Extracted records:
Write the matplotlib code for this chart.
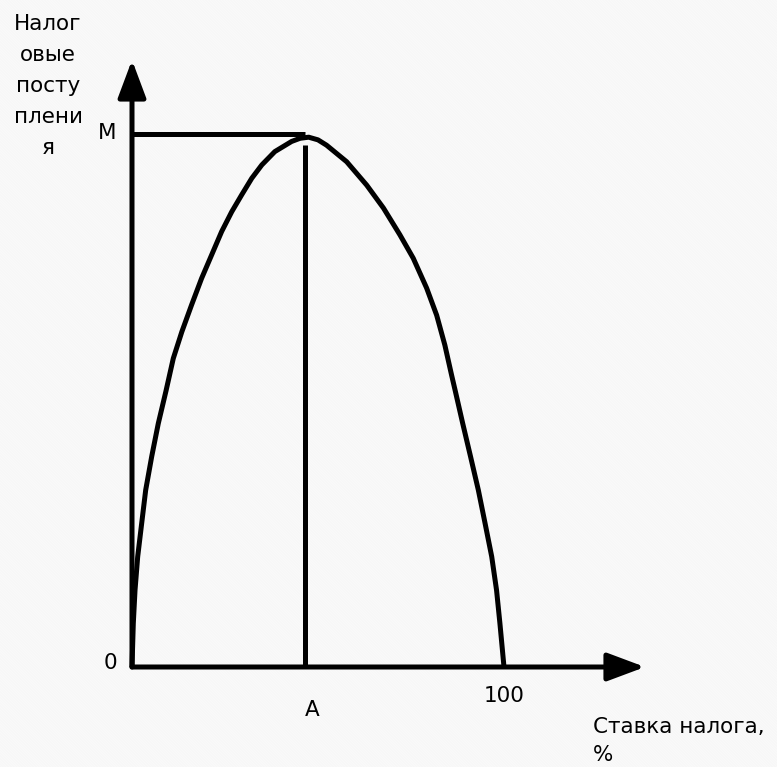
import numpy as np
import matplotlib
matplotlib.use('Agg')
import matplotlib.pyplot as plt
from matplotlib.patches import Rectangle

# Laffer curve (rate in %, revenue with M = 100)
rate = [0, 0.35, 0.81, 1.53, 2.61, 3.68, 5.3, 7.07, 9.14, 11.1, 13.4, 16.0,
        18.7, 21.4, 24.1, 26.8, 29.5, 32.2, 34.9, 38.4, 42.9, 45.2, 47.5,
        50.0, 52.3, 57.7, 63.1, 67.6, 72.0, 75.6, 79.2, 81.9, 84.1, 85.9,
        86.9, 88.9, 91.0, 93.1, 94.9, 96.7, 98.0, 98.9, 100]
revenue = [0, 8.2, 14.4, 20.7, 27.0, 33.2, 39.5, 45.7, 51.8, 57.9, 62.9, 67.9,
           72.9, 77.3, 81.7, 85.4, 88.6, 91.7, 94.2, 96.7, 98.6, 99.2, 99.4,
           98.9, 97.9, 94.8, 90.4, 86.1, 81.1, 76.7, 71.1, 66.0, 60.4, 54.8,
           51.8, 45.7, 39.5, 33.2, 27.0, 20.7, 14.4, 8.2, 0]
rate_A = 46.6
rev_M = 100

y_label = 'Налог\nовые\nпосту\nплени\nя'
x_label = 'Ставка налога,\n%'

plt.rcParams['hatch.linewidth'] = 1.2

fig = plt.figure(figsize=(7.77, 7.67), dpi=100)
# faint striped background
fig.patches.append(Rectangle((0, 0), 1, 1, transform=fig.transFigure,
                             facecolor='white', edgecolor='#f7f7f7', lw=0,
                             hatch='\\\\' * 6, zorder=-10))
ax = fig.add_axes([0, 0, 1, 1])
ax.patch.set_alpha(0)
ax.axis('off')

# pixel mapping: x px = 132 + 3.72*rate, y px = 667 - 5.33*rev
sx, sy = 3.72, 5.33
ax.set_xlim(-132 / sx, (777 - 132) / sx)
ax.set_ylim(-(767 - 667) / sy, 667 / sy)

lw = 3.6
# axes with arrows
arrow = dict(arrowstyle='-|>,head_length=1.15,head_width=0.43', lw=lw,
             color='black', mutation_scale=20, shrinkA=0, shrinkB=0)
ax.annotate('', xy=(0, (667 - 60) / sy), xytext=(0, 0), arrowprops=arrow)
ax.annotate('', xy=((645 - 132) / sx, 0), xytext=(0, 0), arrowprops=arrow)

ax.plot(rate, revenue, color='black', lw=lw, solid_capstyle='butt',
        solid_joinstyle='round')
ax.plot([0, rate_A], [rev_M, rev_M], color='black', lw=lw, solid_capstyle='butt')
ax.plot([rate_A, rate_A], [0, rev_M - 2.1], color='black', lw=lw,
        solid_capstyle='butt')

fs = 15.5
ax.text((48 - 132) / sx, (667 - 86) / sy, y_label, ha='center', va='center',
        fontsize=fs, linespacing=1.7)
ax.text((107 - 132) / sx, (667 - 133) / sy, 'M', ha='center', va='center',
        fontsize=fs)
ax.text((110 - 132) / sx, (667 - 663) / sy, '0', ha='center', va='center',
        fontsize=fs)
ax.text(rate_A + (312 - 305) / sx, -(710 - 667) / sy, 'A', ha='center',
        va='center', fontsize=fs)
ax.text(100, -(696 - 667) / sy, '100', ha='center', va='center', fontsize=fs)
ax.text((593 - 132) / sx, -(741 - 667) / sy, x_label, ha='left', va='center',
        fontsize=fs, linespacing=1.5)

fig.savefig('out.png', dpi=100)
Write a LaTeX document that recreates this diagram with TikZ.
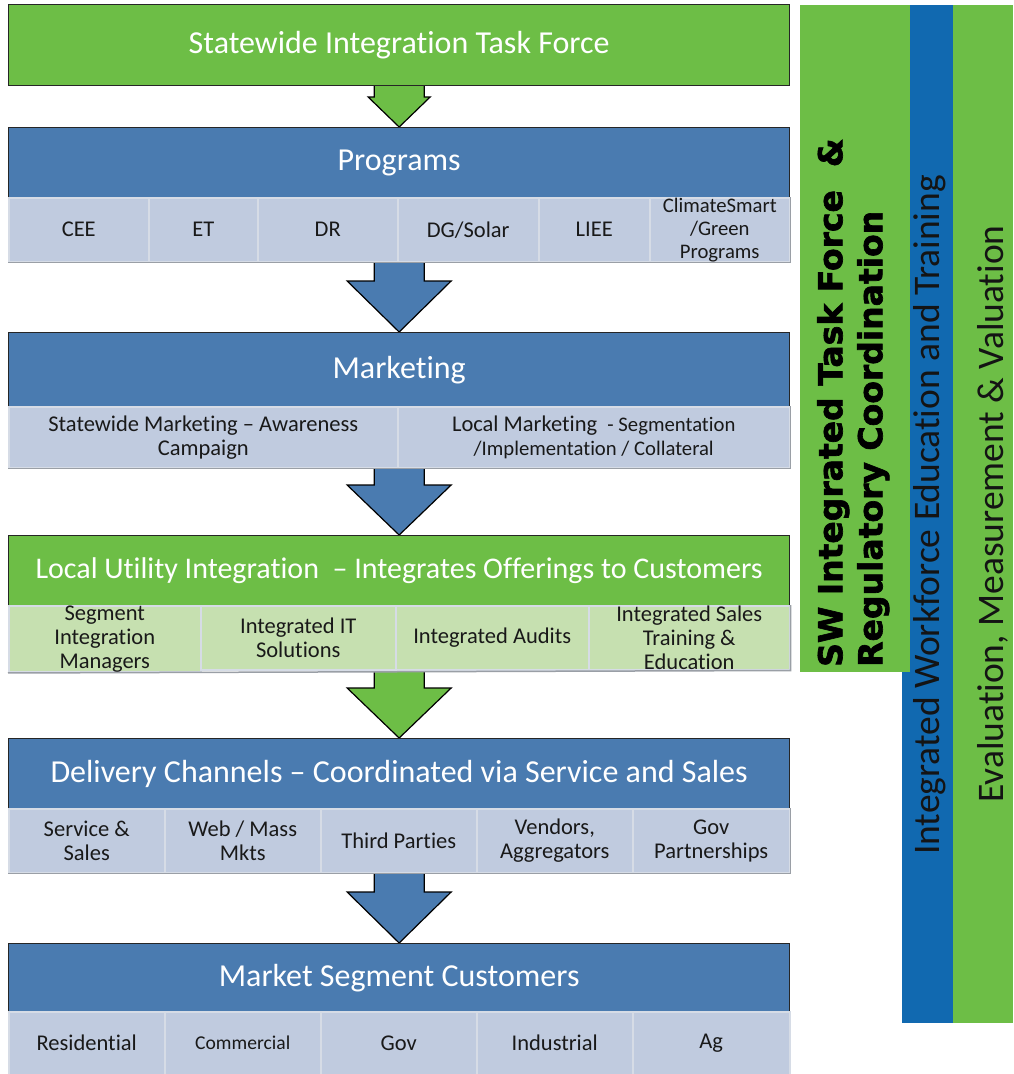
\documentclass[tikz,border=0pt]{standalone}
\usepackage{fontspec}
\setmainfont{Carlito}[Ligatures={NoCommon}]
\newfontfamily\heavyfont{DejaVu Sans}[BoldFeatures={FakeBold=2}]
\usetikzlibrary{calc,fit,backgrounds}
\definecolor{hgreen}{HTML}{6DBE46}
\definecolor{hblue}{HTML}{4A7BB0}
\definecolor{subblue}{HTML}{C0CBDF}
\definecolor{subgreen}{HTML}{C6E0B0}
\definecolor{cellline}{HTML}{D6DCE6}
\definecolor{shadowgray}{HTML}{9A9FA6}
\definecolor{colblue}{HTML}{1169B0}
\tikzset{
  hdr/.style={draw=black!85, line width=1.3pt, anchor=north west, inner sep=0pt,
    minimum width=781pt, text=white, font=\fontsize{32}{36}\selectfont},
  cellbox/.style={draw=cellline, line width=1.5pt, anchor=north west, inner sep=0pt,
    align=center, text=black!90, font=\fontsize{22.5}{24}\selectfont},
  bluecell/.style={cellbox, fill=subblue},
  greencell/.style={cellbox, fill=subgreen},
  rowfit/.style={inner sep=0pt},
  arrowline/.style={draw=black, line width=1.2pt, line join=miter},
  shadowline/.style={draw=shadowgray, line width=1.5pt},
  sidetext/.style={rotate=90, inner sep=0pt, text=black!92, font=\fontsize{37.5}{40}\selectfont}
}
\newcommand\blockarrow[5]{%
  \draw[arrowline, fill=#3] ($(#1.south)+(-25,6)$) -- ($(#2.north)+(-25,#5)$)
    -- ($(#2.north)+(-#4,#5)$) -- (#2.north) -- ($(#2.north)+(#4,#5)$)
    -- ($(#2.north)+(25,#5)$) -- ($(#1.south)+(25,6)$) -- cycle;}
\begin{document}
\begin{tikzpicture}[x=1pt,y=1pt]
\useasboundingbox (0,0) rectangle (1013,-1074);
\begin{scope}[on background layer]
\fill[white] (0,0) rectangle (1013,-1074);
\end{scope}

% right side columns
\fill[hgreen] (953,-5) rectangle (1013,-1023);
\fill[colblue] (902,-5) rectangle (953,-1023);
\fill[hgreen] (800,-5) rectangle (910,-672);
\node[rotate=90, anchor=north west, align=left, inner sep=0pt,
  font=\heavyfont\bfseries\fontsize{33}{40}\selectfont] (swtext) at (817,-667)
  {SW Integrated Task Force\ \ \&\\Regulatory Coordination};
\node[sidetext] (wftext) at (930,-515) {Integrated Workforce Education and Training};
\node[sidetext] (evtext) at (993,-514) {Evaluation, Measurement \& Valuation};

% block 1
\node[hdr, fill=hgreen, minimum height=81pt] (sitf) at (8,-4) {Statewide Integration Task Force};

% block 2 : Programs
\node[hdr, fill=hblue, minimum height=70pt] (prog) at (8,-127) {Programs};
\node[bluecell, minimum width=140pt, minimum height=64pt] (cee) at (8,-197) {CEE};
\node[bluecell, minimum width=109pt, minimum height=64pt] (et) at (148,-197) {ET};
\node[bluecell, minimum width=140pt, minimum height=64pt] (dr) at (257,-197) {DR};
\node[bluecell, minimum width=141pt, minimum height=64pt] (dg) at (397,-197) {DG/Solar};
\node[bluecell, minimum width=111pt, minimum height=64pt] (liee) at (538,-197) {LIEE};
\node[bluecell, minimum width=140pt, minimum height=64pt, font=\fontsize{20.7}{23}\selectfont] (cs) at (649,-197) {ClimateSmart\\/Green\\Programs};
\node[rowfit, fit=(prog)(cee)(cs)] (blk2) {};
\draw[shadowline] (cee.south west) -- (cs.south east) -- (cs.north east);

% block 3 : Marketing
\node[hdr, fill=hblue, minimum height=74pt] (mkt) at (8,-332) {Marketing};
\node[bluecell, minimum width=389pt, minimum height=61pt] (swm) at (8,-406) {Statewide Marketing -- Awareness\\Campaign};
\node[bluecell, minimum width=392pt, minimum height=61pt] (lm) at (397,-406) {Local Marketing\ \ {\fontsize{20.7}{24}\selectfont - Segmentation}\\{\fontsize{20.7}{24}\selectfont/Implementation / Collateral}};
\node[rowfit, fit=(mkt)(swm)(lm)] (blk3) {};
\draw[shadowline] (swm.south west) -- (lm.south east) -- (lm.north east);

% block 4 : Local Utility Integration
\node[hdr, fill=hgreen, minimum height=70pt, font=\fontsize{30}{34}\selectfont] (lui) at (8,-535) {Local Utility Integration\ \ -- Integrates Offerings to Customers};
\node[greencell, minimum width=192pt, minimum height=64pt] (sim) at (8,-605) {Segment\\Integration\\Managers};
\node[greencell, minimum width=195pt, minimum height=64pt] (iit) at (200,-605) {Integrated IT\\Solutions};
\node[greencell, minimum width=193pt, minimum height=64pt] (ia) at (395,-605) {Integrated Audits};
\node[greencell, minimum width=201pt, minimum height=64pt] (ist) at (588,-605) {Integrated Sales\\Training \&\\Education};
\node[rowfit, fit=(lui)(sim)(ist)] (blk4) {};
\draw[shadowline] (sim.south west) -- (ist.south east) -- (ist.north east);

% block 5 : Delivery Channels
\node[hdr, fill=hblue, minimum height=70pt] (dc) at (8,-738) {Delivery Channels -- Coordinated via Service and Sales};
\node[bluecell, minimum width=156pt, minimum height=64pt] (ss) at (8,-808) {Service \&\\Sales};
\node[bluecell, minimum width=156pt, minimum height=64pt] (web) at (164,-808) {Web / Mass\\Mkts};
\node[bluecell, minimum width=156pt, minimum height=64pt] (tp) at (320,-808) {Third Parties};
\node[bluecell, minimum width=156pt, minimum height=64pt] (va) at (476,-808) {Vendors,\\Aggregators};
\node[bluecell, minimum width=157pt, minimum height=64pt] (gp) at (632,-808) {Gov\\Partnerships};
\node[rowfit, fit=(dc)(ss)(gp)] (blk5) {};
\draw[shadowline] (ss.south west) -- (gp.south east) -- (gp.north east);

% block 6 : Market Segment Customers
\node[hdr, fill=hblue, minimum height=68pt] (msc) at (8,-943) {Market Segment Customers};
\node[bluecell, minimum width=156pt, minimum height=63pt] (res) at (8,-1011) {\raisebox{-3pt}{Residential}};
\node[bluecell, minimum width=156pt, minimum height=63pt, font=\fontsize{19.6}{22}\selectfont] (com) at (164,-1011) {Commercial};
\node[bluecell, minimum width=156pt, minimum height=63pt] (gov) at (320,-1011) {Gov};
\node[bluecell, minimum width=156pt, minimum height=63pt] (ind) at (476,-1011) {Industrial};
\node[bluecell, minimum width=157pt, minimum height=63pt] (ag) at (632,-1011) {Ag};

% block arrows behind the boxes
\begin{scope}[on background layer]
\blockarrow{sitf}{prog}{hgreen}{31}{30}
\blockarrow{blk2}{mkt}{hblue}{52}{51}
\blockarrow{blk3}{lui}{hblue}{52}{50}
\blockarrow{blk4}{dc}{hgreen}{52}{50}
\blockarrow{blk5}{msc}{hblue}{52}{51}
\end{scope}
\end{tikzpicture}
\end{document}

**WHAT TO PRODUCE**: Go through the material above and count the lines that include "Write". Give the number alone.

**CORRECT ANSWER**: 2